** The request **
State how many lines hold the string "this". Give the number and nothing else.

** Given records **

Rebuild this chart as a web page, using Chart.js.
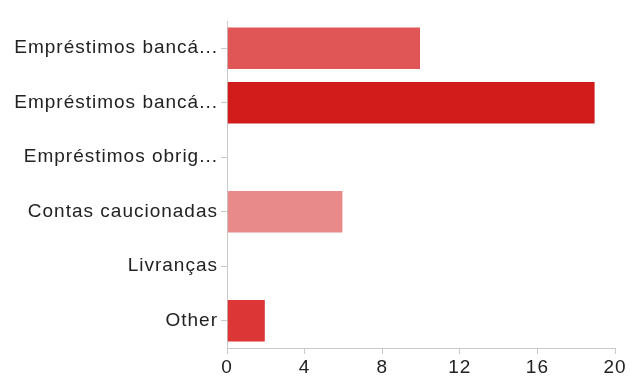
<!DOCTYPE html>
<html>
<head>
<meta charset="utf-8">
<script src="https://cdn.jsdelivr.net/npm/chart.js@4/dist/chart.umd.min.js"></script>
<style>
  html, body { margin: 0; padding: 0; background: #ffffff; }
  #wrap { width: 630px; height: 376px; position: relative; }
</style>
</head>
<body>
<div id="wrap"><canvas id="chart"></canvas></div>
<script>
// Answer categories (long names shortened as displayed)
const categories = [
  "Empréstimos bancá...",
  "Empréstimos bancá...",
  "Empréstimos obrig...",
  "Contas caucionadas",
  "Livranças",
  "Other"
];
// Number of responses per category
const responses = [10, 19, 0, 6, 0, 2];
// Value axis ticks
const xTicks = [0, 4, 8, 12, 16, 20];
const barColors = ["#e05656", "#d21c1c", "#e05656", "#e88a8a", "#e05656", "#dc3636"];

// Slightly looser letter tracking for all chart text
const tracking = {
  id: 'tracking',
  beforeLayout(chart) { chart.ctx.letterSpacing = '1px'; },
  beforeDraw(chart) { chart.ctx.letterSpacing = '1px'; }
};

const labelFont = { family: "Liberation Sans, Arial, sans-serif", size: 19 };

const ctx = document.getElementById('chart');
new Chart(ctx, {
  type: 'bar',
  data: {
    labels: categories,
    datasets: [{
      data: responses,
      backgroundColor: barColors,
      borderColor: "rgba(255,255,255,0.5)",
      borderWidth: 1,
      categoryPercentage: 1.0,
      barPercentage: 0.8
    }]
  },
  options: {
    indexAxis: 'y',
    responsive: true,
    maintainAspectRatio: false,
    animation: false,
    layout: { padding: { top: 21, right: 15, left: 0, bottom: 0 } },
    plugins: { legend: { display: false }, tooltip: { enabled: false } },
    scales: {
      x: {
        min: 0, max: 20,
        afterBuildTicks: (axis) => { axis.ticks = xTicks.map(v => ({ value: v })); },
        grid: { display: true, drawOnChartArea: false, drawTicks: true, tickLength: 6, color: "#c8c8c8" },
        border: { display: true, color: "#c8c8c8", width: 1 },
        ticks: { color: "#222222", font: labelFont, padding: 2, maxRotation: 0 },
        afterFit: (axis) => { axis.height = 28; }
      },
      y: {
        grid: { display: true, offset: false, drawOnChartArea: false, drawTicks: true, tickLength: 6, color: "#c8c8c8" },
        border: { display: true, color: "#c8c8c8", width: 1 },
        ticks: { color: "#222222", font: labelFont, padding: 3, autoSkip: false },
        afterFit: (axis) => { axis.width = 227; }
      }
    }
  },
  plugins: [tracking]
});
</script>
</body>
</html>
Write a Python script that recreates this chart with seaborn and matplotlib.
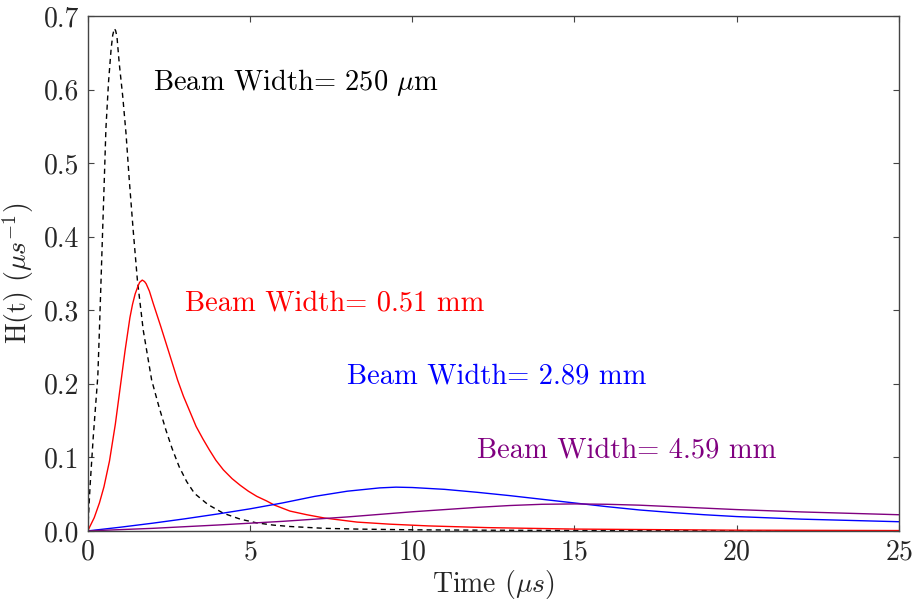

** Written answer **
2